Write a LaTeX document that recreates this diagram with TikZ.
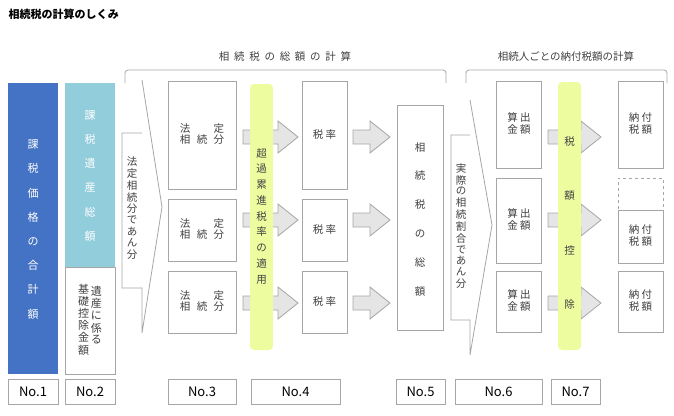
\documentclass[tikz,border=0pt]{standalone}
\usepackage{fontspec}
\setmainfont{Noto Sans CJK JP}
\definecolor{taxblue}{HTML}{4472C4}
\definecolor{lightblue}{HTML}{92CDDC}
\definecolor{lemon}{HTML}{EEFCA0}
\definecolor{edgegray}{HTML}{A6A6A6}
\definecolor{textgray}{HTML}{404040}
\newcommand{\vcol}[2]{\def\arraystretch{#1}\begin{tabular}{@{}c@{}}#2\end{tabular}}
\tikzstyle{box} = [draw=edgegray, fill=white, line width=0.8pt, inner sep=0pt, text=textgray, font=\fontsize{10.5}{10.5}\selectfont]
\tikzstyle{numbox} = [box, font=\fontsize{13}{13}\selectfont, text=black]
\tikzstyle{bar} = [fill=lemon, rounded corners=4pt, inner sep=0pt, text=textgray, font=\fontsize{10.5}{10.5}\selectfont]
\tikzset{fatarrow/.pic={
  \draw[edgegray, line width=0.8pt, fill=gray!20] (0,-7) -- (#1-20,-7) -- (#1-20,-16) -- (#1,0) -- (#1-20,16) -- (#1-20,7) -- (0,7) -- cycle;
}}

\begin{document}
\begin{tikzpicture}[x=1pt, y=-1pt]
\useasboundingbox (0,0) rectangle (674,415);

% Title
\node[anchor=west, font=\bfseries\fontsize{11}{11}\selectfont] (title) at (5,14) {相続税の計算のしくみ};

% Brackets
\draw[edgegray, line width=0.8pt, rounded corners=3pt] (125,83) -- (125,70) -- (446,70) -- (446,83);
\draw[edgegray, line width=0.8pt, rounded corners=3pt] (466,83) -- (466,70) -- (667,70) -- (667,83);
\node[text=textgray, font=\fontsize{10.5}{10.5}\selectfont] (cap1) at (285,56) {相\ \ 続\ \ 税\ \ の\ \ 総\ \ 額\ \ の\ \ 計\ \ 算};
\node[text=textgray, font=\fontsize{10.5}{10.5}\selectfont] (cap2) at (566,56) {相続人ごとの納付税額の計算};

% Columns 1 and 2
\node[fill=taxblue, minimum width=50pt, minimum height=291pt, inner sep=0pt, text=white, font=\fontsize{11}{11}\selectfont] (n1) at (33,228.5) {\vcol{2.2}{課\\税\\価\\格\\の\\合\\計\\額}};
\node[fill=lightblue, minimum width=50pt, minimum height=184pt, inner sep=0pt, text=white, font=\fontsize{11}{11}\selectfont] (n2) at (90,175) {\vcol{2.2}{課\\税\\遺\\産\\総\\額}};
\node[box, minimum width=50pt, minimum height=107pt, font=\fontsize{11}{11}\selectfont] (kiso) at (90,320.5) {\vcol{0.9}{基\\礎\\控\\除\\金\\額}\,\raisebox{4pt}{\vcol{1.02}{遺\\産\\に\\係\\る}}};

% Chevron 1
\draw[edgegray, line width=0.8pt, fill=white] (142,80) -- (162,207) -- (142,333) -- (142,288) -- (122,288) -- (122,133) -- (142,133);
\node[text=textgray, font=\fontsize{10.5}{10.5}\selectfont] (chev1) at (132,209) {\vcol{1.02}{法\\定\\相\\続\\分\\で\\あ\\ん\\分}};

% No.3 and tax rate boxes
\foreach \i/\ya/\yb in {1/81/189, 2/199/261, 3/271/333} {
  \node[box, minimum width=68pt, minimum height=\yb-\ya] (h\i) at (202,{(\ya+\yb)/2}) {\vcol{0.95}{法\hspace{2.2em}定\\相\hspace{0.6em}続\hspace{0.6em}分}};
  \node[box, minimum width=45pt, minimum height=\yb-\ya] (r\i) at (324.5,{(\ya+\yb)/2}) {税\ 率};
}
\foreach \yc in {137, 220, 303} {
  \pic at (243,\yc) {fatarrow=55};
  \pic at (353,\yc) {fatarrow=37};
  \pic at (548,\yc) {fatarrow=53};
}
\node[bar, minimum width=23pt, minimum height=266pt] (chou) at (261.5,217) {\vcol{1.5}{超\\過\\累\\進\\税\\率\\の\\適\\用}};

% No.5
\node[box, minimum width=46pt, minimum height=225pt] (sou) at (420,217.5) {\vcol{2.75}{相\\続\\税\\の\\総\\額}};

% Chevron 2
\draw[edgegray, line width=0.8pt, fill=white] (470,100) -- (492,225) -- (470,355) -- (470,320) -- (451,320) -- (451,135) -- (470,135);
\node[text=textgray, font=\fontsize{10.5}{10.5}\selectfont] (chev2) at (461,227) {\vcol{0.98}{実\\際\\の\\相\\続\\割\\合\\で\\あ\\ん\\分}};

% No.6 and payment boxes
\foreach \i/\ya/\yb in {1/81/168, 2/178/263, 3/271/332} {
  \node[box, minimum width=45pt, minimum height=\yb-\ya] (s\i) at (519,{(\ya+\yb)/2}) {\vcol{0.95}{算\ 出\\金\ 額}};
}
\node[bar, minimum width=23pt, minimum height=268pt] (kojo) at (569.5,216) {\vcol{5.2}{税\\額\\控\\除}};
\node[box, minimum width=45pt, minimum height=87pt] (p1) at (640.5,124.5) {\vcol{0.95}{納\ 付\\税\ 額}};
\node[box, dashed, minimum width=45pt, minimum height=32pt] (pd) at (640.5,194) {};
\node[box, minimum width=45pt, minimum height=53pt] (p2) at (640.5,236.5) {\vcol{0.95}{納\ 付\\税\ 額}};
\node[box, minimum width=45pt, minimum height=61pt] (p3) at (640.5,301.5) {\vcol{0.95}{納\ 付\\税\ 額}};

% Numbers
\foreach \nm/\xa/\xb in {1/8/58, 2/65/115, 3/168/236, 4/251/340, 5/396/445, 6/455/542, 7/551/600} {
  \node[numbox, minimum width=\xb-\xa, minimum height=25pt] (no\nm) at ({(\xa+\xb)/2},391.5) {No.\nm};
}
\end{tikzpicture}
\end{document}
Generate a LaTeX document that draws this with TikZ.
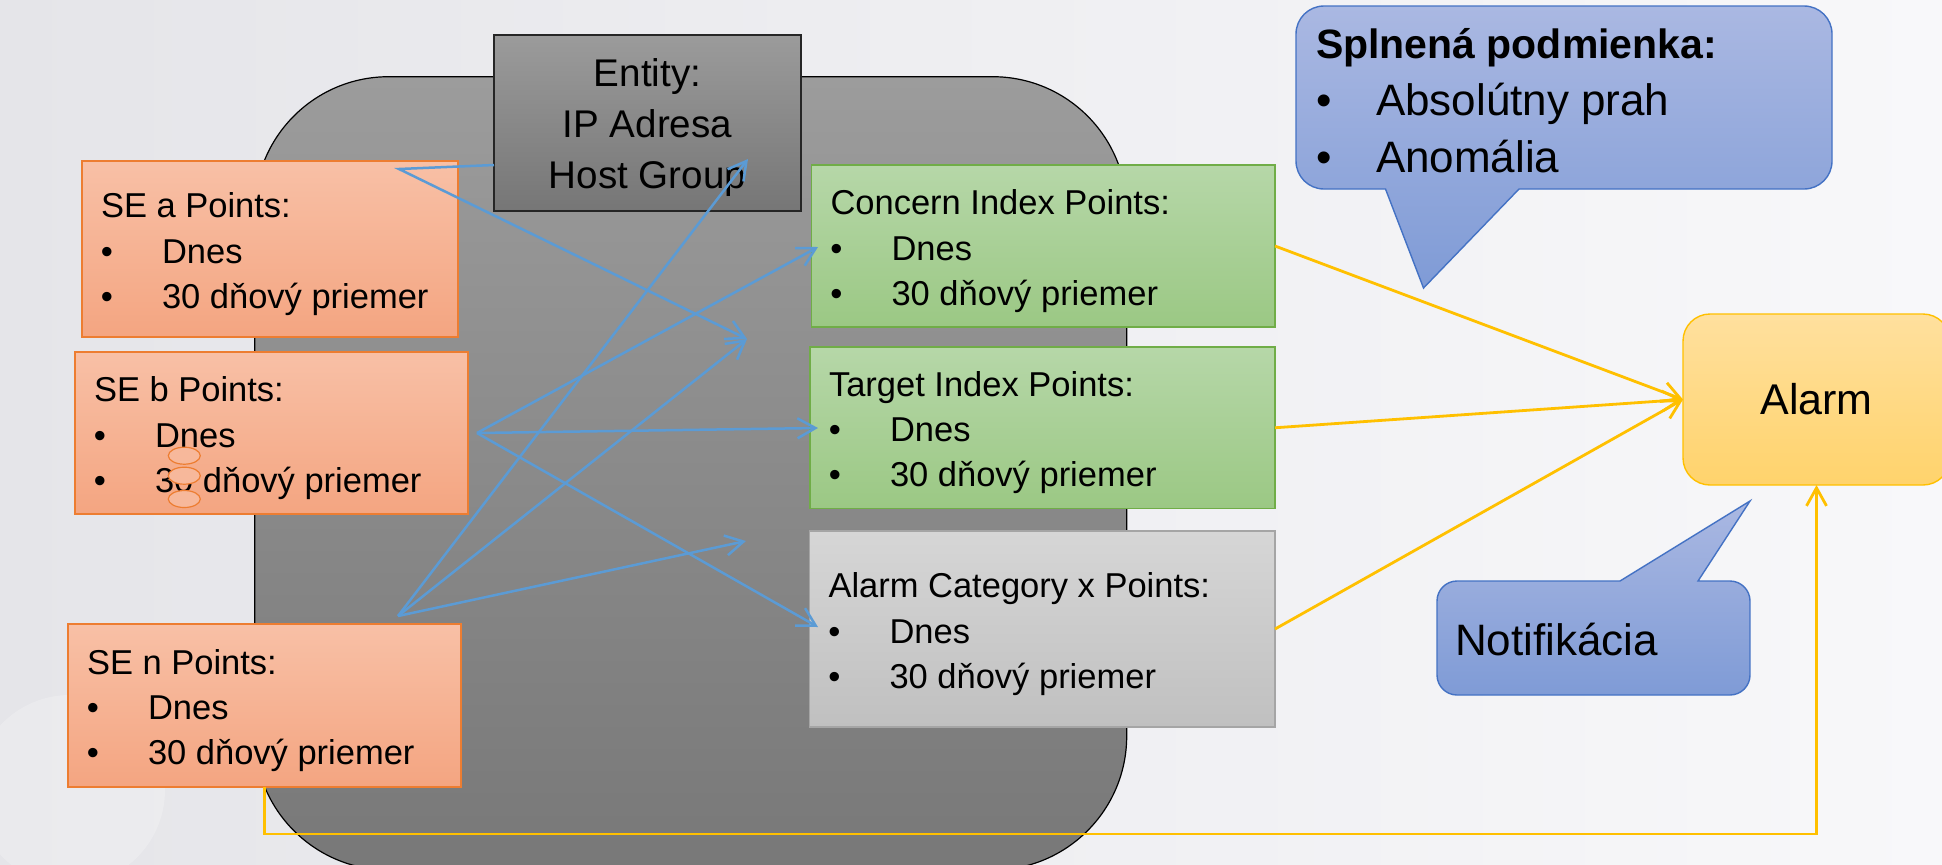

########

- TASK PROMPT: Select the lines from the entries that include the word "LaTeX".

- RESULT OF THIS TASK:
Write a LaTeX document that recreates this diagram with TikZ.
Generate a LaTeX document that draws this with TikZ.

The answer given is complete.